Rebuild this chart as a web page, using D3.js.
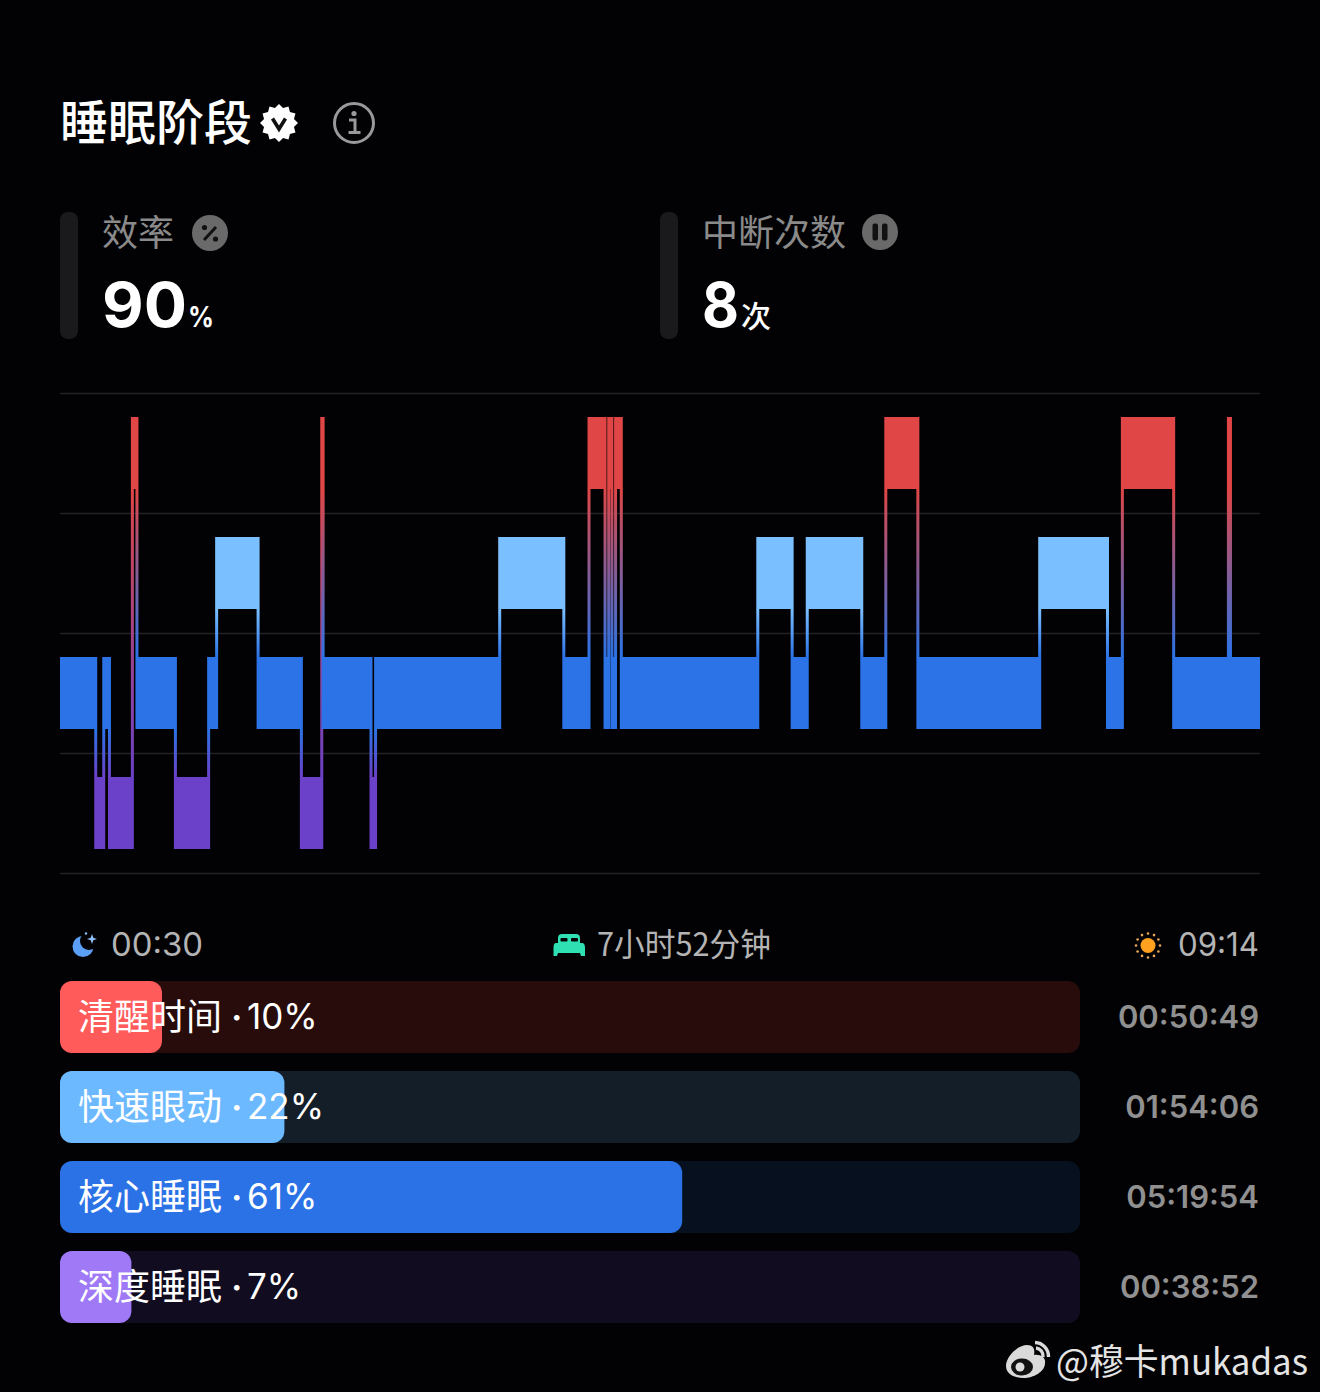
<!DOCTYPE html>
<html><head><meta charset="utf-8">
<script src="https://cdnjs.cloudflare.com/ajax/libs/d3/7.8.5/d3.min.js"></script>
<style>html,body{margin:0;padding:0;background:#020204}svg{display:block}
text{font-family:"Inter","Noto Sans CJK SC",sans-serif}
.cjk{font-family:"Noto Sans CJK SC","Inter",sans-serif}</style></head><body>
<svg id="c" width="1320" height="1392"></svg>
<script>
// ---- data ----
const stageNames = ["awake","rem","core","deep"];
const stageSeq = ["core","deep","core","deep","awake","core","deep","core","rem","core","deep","awake","core","deep","core","rem","core","awake","core","awake","core","awake","core","rem","core","rem","core","awake","core","rem","core","awake","core","awake","core"];
// minutes after falling asleep at which the stage changes
const changeMinutes = [15.6,19.1,21.6,31.6,33.6,50.4,64.9,68.4,86.5,105.4,114.3,114.9,135.8,137.8,192,220,231,238,239.6,241,242.6,245.1,304.7,319.7,326.3,350.1,360.6,374.6,427.8,457.4,463.9,486.3,510.2,511.1];
const totalMinutes = 524;
const stageColors = ["#E04646","#7ABFFF","#2C73E7","#6A41C8"];
const barNames = ["清醒时间","快速眼动","核心睡眠","深度睡眠"];
const barPercents = [10,22,61,7];
const barTimes = ["00:50:49","01:54:06","05:19:54","00:38:52"];
const barFg = ["#FF5B5B","#6DB9FF","#2B72E6","#A079F6"];
const barBg = ["#270C0B","#141E28","#07101F","#110C1F"];
const statLabels = ["效率","中断次数"];
const statValues = ["90","8"];
const statUnits = ["%","次"];
const gridRows = [0,1,2,3,4];

// ---- setup ----
const svg = d3.select("#c");
svg.append("rect").attr("width",1320).attr("height",1392).attr("fill","#020204");
const defs = svg.append("defs");
const T = (x,y,s,size,fill,o={})=>svg.append("text").attr("x",x).attr("y",y).text(s)
  .attr("font-size",size).attr("fill",fill).attr("font-weight",o.w||400)
  .attr("text-anchor",o.a||"start").attr("class",o.c||null)
  .attr("textLength",o.l||null).attr("lengthAdjust",o.l?"spacingAndGlyphs":null);

// ---- header ----
T(60,140,"睡眠阶段",48,"#fff",{w:500,c:"cjk"});
const star = d3.range(24).map(i=>{const a=i*Math.PI/12,r=i%2?15.5:19;return [279+r*Math.sin(a),123-r*Math.cos(a)];});
svg.append("path").attr("d",d3.line()(star)+"Z").attr("fill","#fff");
svg.append("path").attr("d","M272.5 118.5 L279 129 L285.5 118.5").attr("fill","none").attr("stroke","#111").attr("stroke-width",3.6);
svg.append("circle").attr("cx",354).attr("cy",123).attr("r",19.5).attr("fill","none").attr("stroke","#999").attr("stroke-width",3);
svg.append("circle").attr("cx",354).attr("cy",113.5).attr("r",2.6).attr("fill","#999");
svg.append("path").attr("d","M349 120 H355 V132 M348.5 132.5 H360.5").attr("fill","none").attr("stroke","#999").attr("stroke-width",3);

// ---- stats ----
[60,660].forEach((x,i)=>{
  svg.append("rect").attr("x",x).attr("y",212).attr("width",18).attr("height",127).attr("rx",8).attr("fill","#1A1A1D");
  T(x+42,246,statLabels[i],36,"#8A8A8A",{c:"cjk"});
});
svg.append("circle").attr("cx",210).attr("cy",233).attr("r",18).attr("fill","#6A6A6A");
svg.append("path").attr("d","M204 240 L216 227").attr("stroke","#111").attr("stroke-width",3);
svg.append("circle").attr("cx",204.5).attr("cy",227.5).attr("r",2.6).attr("fill","#111");
svg.append("circle").attr("cx",215.5).attr("cy",239).attr("r",2.6).attr("fill","#111");
svg.append("circle").attr("cx",880).attr("cy",232).attr("r",18).attr("fill","#6A6A6A");
[872.5,882].forEach(x=>svg.append("rect").attr("x",x).attr("y",223.5).attr("width",5.5).attr("height",17).attr("rx",2).attr("fill","#111"));
T(102,327,statValues[0],62,"#fff",{w:700,l:85});
T(188,327,statUnits[0],28,"#fff",{w:700,l:26});
T(702,327,statValues[1],62,"#fff",{w:700,l:37});
T(741,327,statUnits[1],30,"#fff",{w:500,c:"cjk"});

// ---- chart ----
const x = d3.scaleLinear().domain([0,totalMinutes]).range([60,1260]);
const row = d3.scaleLinear().domain([0,4]).range([393,873]);
const y = d3.scaleBand().domain(stageNames).range([393,873]);
const color = d3.scaleOrdinal().domain(stageNames).range(stageColors);
const bandH = y.bandwidth()*0.6, inset = y.bandwidth()*0.2, half = 1.5;

const grid = svg.append("g").call(d3.axisLeft(row).tickValues(gridRows).tickSize(-1200).tickFormat(""))
  .attr("transform","translate(60,0)");
grid.select(".domain").remove();
grid.selectAll("line").attr("stroke","#232325").attr("stroke-width",1.4);

const bounds = [0,...changeMinutes,totalMinutes];
const segs = stageSeq.map((s,i)=>({s,a:bounds[i],b:bounds[i+1],i}));
const links = segs.slice(1).map((d,i)=>({from:segs[i].s,to:d.s,t:d.a,i}));
links.forEach(l=>{
  const up = y(l.from)<y(l.to);
  const y1 = up? y(l.from)+inset+bandH : y(l.to)+inset+bandH;
  const y2 = up? y(l.to)+inset : y(l.from)+inset;
  l.y1=y1; l.y2=y2;
  const g = defs.append("linearGradient").attr("id","g"+l.i).attr("gradientUnits","userSpaceOnUse")
    .attr("x1",0).attr("x2",0).attr("y1",y1).attr("y2",y2);
  g.append("stop").attr("offset",0).attr("stop-color",color(up?l.from:l.to));
  g.append("stop").attr("offset",1).attr("stop-color",color(up?l.to:l.from));
});
svg.append("g").selectAll("rect").data(links).join("rect")
  .attr("x",d=>x(d.t)-half).attr("width",half*2)
  .attr("y",d=>d.y1).attr("height",d=>d.y2-d.y1)
  .attr("fill",d=>`url(#g${d.i})`);
svg.append("g").selectAll("rect").data(segs).join("rect")
  .attr("x",d=>Math.max(60,x(d.a)-half))
  .attr("width",d=>Math.min(1260,x(d.b)+half)-Math.max(60,x(d.a)-half))
  .attr("y",d=>y(d.s)+inset).attr("height",bandH)
  .attr("fill",d=>color(d.s));

// ---- time row ----
svg.append("circle").attr("cx",83).attr("cy",946.5).attr("r",10.5).attr("fill","#5B9EF6");
svg.append("circle").attr("cx",89).attr("cy",941).attr("r",9).attr("fill","#020204");
svg.append("path").attr("d","M92 934 l1.3 3.7 3.7 1.3 -3.7 1.3 -1.3 3.7 -1.3 -3.7 -3.7 -1.3 3.7 -1.3Z").attr("fill","#8FC0FA");
svg.append("circle").attr("cx",86).attr("cy",933.5).attr("r",1.2).attr("fill","#8FC0FA");
T(111,956,"00:30",32,"#B4B4B4",{l:92});
svg.append("path").attr("d","M558 943 V938 Q558 934 562 934 H576 Q580 934 580 938 V943 Z M556 943 H582 Q585 943 585 948 V956 H581 L580 953 H558 L557 956 H553.5 V948 Q553.5 943 556 943Z").attr("fill","#2FE0B2");
[560.5,571].forEach(px=>svg.append("rect").attr("x",px).attr("y",938).attr("width",7).attr("height",3.5).attr("rx",1).attr("fill","#020204"));
T(597,956,"7小时52分钟",32,"#B4B4B4",{c:"cjk",l:174});
svg.append("circle").attr("cx",1148).attr("cy",945.5).attr("r",7.5).attr("fill","#FFA11E");
svg.append("g").selectAll("circle").data(d3.range(12)).join("circle")
  .attr("cx",i=>1148+12*Math.cos(i*Math.PI/6)).attr("cy",i=>945.5+12*Math.sin(i*Math.PI/6))
  .attr("r",1.3).attr("fill","#E8A85A");
T(1259,956,"09:14",32,"#B4B4B4",{a:"end",l:81});

// ---- bars ----
const bx = d3.scaleLinear().domain([0,100]).range([60,1080]);
const by = d3.scaleBand().domain(barNames).range([981,1341]);
const barH = 72;
const rows = svg.append("g").selectAll("g").data(barNames).join("g")
  .attr("transform",d=>`translate(0,${by(d)})`);
rows.append("rect").attr("x",bx(0)).attr("width",bx(100)-bx(0)).attr("height",barH).attr("rx",12).attr("fill",(d,i)=>barBg[i]);
rows.append("rect").attr("x",bx(0)).attr("width",(d,i)=>bx(barPercents[i])-bx(0)).attr("height",barH).attr("rx",12).attr("fill",(d,i)=>barFg[i]);
const lab = rows.append("text").attr("y",48.5).attr("font-size",36).attr("fill","#fff");
lab.append("tspan").attr("x",78).attr("class","cjk").text(d=>d);
lab.append("tspan").attr("x",231).attr("font-weight",600).text("·");
lab.append("tspan").attr("x",247).attr("y",47.5).attr("font-size",35).text((d,i)=>barPercents[i]+"%");
rows.append("text").attr("x",1259).attr("y",47).text((d,i)=>barTimes[i]).attr("font-size",31).attr("font-weight",600).attr("fill","#909090").attr("text-anchor","end");

// ---- watermark ----
svg.append("path").attr("d","M1006 1366 C1006 1356 1018 1345 1027 1345 C1034 1345 1035 1350 1034 1355 C1041 1354 1046 1358 1045 1363 C1045 1372 1033 1378 1024 1378 C1014 1378 1006 1374 1006 1366Z").attr("fill","#DADADA");
svg.append("ellipse").attr("cx",1022).attr("cy",1367).attr("rx",11).attr("ry",8.5).attr("fill","#111");
svg.append("circle").attr("cx",1020).attr("cy",1367).attr("r",4.5).attr("fill","#ddd");
svg.append("path").attr("d","M1036 1348 A8 8 0 0 1 1043 1357 M1035 1342.5 A14 14 0 0 1 1048.5 1357").attr("fill","none").attr("stroke","#DADADA").attr("stroke-width",3.4);
T(1056,1375,"@穆卡mukadas",36,"#E4E4E4",{c:"cjk",l:252});
</script></body></html>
□ □ □
**YOUR GOAL**
Report every line containing the word "chart" from the listing above.

**FULL RESPONSE**
Rebuild this chart as a web page, using D3.js.
// ---- chart ----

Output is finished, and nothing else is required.